Off the Record: The Private Papers of Harry S. Truman is a 1980 book edited by historian Robert Hugh Ferrell which collects writings and correspondence by Truman, the 33rd U.S. president, between 1945 and 1971. Historian Donald R. McCoy, writing in Presidential Studies Quarterly, called it a work of "great scholarly value … which is easily one of the most important and interesting books dealing with the recent Presidency published during the past decade."

==Editor==
Ferrell, a professor emeritus at Indiana University and one of the country’s leading historians, was widely considered the preeminent authority on the history of the Truman administration. He was a prolific author or editor of more than 60 books on a wide range of topics, including the U.S. presidency, World War I, and U.S. foreign policy and diplomacy. Ferrell devoted particular attention to Truman, writing or editing more than a dozen books on his life and presidency, including the 1983 New York Times bestseller Dear Bess: The Letters From Harry to Bess Truman, 1910-1959, the 1994 biography Harry S. Truman: A Life, 2002's The Autobiography of Harry S. Truman, and 1994's Choosing Truman: The Democratic Convention of 1944.

== Synopsis ==
Ferrell compiled the book from a newly opened collection of several hundred boxes of Truman's papers that had been recently moved to the Harry S. Truman Presidential Library and Museum in Independence, Missouri. The material consists of diary entries and memoranda, mostly handwritten and informal, as well as personal letters, many of which were never sent because of Truman's habit of writing when angry, to let off steam. (Ferrell notes that Truman's infamous letter to music critic Paul Hume, who had panned a recent singing performance by Truman's daughter Margaret, "was just one among dozens of such epistles," most of which were caught before sending by Truman's secretaries or Truman himself.) Many of the letters are also sentimental ones to family or close friends. The collection covers the time period between Truman's accession to the presidency after the death of Franklin Roosevelt to his retirement and life as an elder statesman in the 1960s and early 1970s.

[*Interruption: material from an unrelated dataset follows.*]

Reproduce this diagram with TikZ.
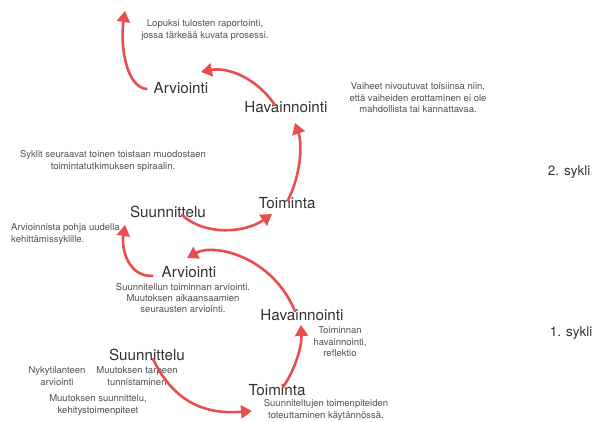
\documentclass[tikz,border=0pt]{standalone}
\usepackage{fontspec}
\setmainfont{TeX Gyre Heros}
\usetikzlibrary{arrows.meta}
\definecolor{arrowred}{RGB}{232,78,80}
\definecolor{bigtext}{RGB}{50,50,50}
\definecolor{smalltext}{RGB}{80,80,80}
\tikzset{
  phase/.style={text=bigtext, font=\fontsize{15.2}{17}\selectfont, inner sep=0pt},
  cyc/.style={text=bigtext, font=\fontsize{13.5}{15}\selectfont, inner sep=0pt},
  note/.style={text=smalltext, font=\fontsize{9.5}{11.4}\selectfont, align=center, inner sep=0pt},
  flow/.style={draw=arrowred, line width=2.6pt, line cap=round,
    -{Triangle[width=13pt,length=11pt]}},
}
\begin{document}
\begin{tikzpicture}[x=1pt,y=-1pt]
\useasboundingbox (0,0) rectangle (597,422);
% phase labels
\node[phase] (arv2) at (181,88) {Arviointi};
\node[phase] (hav2) at (286,107) {Havainnointi};
\node[phase] (toi2) at (287,203) {Toiminta};
\node[phase] (suu2) at (168,212) {Suunnittelu};
\node[phase] (arv1) at (189,272) {Arviointi};
\node[phase] (hav1) at (302,315) {Havainnointi};
\node[phase] (suu1) at (147,355) {Suunnittelu};
\node[phase] (toi1) at (277,390) {Toiminta};
% cycle labels
\node[cyc] (c2) at (569,172) {2. sykli};
\node[cyc] (c1) at (571,333) {1. sykli};
% notes
\node[note] (n1) at (205,30) {Lopuksi tulosten raportointi,\\jossa tärkeää kuvata prosessi.};
\node[note] (n2) at (418,98) {Vaiheet nivoutuvat toisiinsa niin,\\että vaiheiden erottaminen ei ole\\mahdollista tai kannattavaa.};
\node[note] (n3) at (113,161) {Syklit seuraavat toinen toistaan muodostaen\\toimintatutkimuksen spiraalin.};
\node[note, align=left, anchor=west] (n4) at (11,234) {Arvioinnista pohja uudella\\kehittämissyklille.};
\node[note] (n5) at (183,298) {Suunnitellun toiminnan arviointi.\\Muutoksen aikaansaamien\\seurausten arviointi.};
\node[note] (n6) at (340,342) {Toiminnan\\havainnointi,\\reflektio};
\node[note] (n7) at (57,376) {Nykytilanteen\\arviointi};
\node[note] (n8) at (137,376) {Muutoksen tarpeen\\tunnistaminen};
\node[note] (n9) at (98,405) {Muutoksen suunnittelu,\\kehitystoimenpiteet};
\node[note] (n10) at (326,410) {Suunniteltujen toimenpiteiden\\toteuttaminen käytännössä.};
% connector ends
\coordinate (top) at (125,11);
\coordinate (a2in) at (201,72);
\coordinate (h2in) at (295,123);
\coordinate (t2in) at (272,214);
\coordinate (s2in) at (125,225);
\coordinate (a1in) at (187,258);
\coordinate (h1in) at (301,325);
\coordinate (t1in) at (252,411);
% connectors
\draw[flow] ([xshift=-7pt,yshift=-1pt]arv2.west) .. controls (126,87) and (120,45) .. (top);
\draw[flow] ([xshift=-11pt,yshift=-4pt]hav2.north) .. controls (255,76) and (226,67) .. (a2in);
\draw[flow] ([xshift=1pt,yshift=-3pt]toi2.north) .. controls (300,176) and (303,146) .. (h2in);
\draw[flow] ([xshift=14pt,yshift=3pt]suu2.south) .. controls (205,236) and (245,233) .. (t2in);
\draw[flow] ([xshift=-9pt,yshift=2pt]arv1.south west) .. controls (129,277) and (121,250) .. (s2in);
\draw[flow] ([xshift=-7pt,yshift=-2pt]hav1.north) .. controls (272,256) and (214,243) .. (a1in);
\draw[flow] ([xshift=6pt,yshift=-3pt]toi1.north) .. controls (295,370) and (302,346) .. (h1in);
\draw[flow] ([xshift=6pt,yshift=2pt]suu1.south) .. controls (172,398) and (200,415) .. (t1in);
\end{tikzpicture}
\end{document}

About two-thirds of the book covers the years of his presidency, 1945 to 1953. Much of the material deals with Truman's feelings about the political and military decisions he faced, such as the use of the atomic bomb. ("It seems to be the most terrible thing ever discovered, but it can be made the most useful.") These include his assessments of other world leaders including Joseph Stalin ("I liked the little son of a bitch") and Winston Churchill. The book also includes previously unpublished writing by Truman on the 1945 Potsdam Conference, when Truman, Stalin and Churchill met to discuss the postwar world order. Truman writes about domestic politics as well, such as his early support and later disappointment with Adlai Stevenson's 1952 presidential candidacy, and a terse apology to Dwight Eisenhower over foreign-policy disagreements. ("I am extremely sorry that you have allowed a bunch of screwballs to come between us.") The book also includes Truman's thoughts on more private and personal matters, such as the deaths of his mother in 1947 and mother-in-law in 1952.

==Critical response==
Response to the book was mostly positive.
Yale professor Gaddis Smith, writing in the magazine Foreign Affairs, called the book "readable and refreshing" and said it "adds many delightful details" to the conventional understanding of Truman. Joseph Anthony Imler, in the Wisconsin Magazine of History, called the book "a pleasure to read" which showcases Truman's "skill as a political strategist" and his common touch.
Writing in The Register of the Kentucky Historical Society, John M. Carroll said the book highlighted Truman's "famous temper, biting sarcasm, and considerable wit." He praised Ferrell's work in compiling and editing Truman's writings, which he said "reveal a warm and kindly man" who loved his family and felt ambivalent about politics. "He was at times overwhelmed by the burdens of the presidency, yet seemed to revel in the struggles and challenges it posed for him."
Barry D. Karl, in The American Historical Review, said that although "not designed and edited with a scholarly audience in mind," Ferrell's commentary was "lively, partisan, and generally helpful to those who do not know the period," and that the book "adds a great deal to our understanding of the personality of the man who succeeded the complex FDR."

Conversely, University of Massachusetts professor Robert Griffith, writing in Reviews in American History, called the book "highly disappointing" and that Ferrell's choice of which material to include ignored "sources that might suggest a darker side to Truman's personality and character."